[Start DATASET EXCERPT]

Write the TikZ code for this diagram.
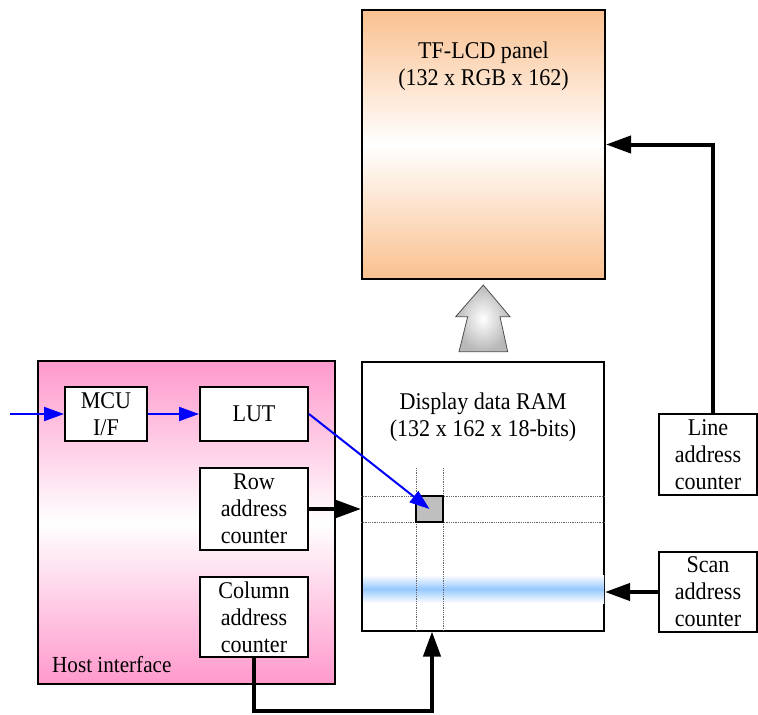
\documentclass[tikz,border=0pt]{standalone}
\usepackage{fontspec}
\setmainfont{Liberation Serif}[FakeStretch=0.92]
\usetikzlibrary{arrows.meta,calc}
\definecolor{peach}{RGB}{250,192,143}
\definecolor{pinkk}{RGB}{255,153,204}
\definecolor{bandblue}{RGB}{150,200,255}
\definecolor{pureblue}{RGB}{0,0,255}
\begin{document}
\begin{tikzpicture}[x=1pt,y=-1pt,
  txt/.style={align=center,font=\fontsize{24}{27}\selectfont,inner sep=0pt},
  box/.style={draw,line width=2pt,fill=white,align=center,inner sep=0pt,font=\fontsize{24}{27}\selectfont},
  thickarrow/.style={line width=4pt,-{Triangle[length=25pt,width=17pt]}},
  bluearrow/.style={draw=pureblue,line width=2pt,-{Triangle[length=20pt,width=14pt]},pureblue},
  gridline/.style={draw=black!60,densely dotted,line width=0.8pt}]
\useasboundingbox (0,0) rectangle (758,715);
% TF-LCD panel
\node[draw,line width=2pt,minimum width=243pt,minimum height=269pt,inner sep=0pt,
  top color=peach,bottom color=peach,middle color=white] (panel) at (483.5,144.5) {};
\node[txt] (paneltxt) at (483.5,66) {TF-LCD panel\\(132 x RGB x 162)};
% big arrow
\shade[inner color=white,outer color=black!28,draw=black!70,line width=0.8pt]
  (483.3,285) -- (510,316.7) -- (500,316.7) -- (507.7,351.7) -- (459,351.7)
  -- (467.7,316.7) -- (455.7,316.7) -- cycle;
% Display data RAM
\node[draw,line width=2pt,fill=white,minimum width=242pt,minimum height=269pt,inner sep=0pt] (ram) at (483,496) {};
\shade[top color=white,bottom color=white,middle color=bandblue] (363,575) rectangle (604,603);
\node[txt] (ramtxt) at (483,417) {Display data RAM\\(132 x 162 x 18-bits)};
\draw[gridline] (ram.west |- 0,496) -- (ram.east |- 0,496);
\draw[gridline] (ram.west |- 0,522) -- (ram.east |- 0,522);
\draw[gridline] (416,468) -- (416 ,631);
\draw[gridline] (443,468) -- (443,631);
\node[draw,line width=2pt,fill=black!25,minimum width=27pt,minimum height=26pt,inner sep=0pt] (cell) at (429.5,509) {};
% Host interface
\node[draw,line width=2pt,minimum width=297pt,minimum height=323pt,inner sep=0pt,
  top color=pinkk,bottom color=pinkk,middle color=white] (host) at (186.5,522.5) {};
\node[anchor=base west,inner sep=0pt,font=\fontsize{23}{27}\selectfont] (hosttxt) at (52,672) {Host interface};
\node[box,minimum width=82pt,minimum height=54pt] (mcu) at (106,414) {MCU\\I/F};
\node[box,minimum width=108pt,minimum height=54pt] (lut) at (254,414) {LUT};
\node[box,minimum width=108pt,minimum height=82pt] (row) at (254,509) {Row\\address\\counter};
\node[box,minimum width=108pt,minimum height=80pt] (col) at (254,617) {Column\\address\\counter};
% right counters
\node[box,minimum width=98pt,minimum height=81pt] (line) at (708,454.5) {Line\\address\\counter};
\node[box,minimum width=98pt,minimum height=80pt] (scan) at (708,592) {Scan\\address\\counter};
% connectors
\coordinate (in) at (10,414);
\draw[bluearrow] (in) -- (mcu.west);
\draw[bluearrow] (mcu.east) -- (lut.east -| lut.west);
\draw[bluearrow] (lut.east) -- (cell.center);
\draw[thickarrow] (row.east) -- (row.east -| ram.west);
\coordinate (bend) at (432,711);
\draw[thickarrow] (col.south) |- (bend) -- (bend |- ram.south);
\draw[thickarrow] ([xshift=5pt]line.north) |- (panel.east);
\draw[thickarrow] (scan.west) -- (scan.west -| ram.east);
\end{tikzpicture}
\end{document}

[End DATASET EXCERPT]

EXERCISE DESCRIPTION → Repeat the listing verbatim. Skip the pictures.

REPLY TO THE EXERCISE →
Write the TikZ code for this diagram.
\documentclass[tikz,border=0pt]{standalone}
\usepackage{fontspec}
\setmainfont{Liberation Serif}[FakeStretch=0.92]
\usetikzlibrary{arrows.meta,calc}
\definecolor{peach}{RGB}{250,192,143}
\definecolor{pinkk}{RGB}{255,153,204}
\definecolor{bandblue}{RGB}{150,200,255}
\definecolor{pureblue}{RGB}{0,0,255}
\begin{document}
\begin{tikzpicture}[x=1pt,y=-1pt,
  txt/.style={align=center,font=\fontsize{24}{27}\selectfont,inner sep=0pt},
  box/.style={draw,line width=2pt,fill=white,align=center,inner sep=0pt,font=\fontsize{24}{27}\selectfont},
  thickarrow/.style={line width=4pt,-{Triangle[length=25pt,width=17pt]}},
  bluearrow/.style={draw=pureblue,line width=2pt,-{Triangle[length=20pt,width=14pt]},pureblue},
  gridline/.style={draw=black!60,densely dotted,line width=0.8pt}]
\useasboundingbox (0,0) rectangle (758,715);
% TF-LCD panel
\node[draw,line width=2pt,minimum width=243pt,minimum height=269pt,inner sep=0pt,
  top color=peach,bottom color=peach,middle color=white] (panel) at (483.5,144.5) {};
\node[txt] (paneltxt) at (483.5,66) {TF-LCD panel\\(132 x RGB x 162)};
% big arrow
\shade[inner color=white,outer color=black!28,draw=black!70,line width=0.8pt]
  (483.3,285) -- (510,316.7) -- (500,316.7) -- (507.7,351.7) -- (459,351.7)
  -- (467.7,316.7) -- (455.7,316.7) -- cycle;
% Display data RAM
\node[draw,line width=2pt,fill=white,minimum width=242pt,minimum height=269pt,inner sep=0pt] (ram) at (483,496) {};
\shade[top color=white,bottom color=white,middle color=bandblue] (363,575) rectangle (604,603);
\node[txt] (ramtxt) at (483,417) {Display data RAM\\(132 x 162 x 18-bits)};
\draw[gridline] (ram.west |- 0,496) -- (ram.east |- 0,496);
\draw[gridline] (ram.west |- 0,522) -- (ram.east |- 0,522);
\draw[gridline] (416,468) -- (416 ,631);
\draw[gridline] (443,468) -- (443,631);
\node[draw,line width=2pt,fill=black!25,minimum width=27pt,minimum height=26pt,inner sep=0pt] (cell) at (429.5,509) {};
% Host interface
\node[draw,line width=2pt,minimum width=297pt,minimum height=323pt,inner sep=0pt,
  top color=pinkk,bottom color=pinkk,middle color=white] (host) at (186.5,522.5) {};
\node[anchor=base west,inner sep=0pt,font=\fontsize{23}{27}\selectfont] (hosttxt) at (52,672) {Host interface};
\node[box,minimum width=82pt,minimum height=54pt] (mcu) at (106,414) {MCU\\I/F};
\node[box,minimum width=108pt,minimum height=54pt] (lut) at (254,414) {LUT};
\node[box,minimum width=108pt,minimum height=82pt] (row) at (254,509) {Row\\address\\counter};
\node[box,minimum width=108pt,minimum height=80pt] (col) at (254,617) {Column\\address\\counter};
% right counters
\node[box,minimum width=98pt,minimum height=81pt] (line) at (708,454.5) {Line\\address\\counter};
\node[box,minimum width=98pt,minimum height=80pt] (scan) at (708,592) {Scan\\address\\counter};
% connectors
\coordinate (in) at (10,414);
\draw[bluearrow] (in) -- (mcu.west);
\draw[bluearrow] (mcu.east) -- (lut.east -| lut.west);
\draw[bluearrow] (lut.east) -- (cell.center);
\draw[thickarrow] (row.east) -- (row.east -| ram.west);
\coordinate (bend) at (432,711);
\draw[thickarrow] (col.south) |- (bend) -- (bend |- ram.south);
\draw[thickarrow] ([xshift=5pt]line.north) |- (panel.east);
\draw[thickarrow] (scan.west) -- (scan.west -| ram.east);
\end{tikzpicture}
\end{document}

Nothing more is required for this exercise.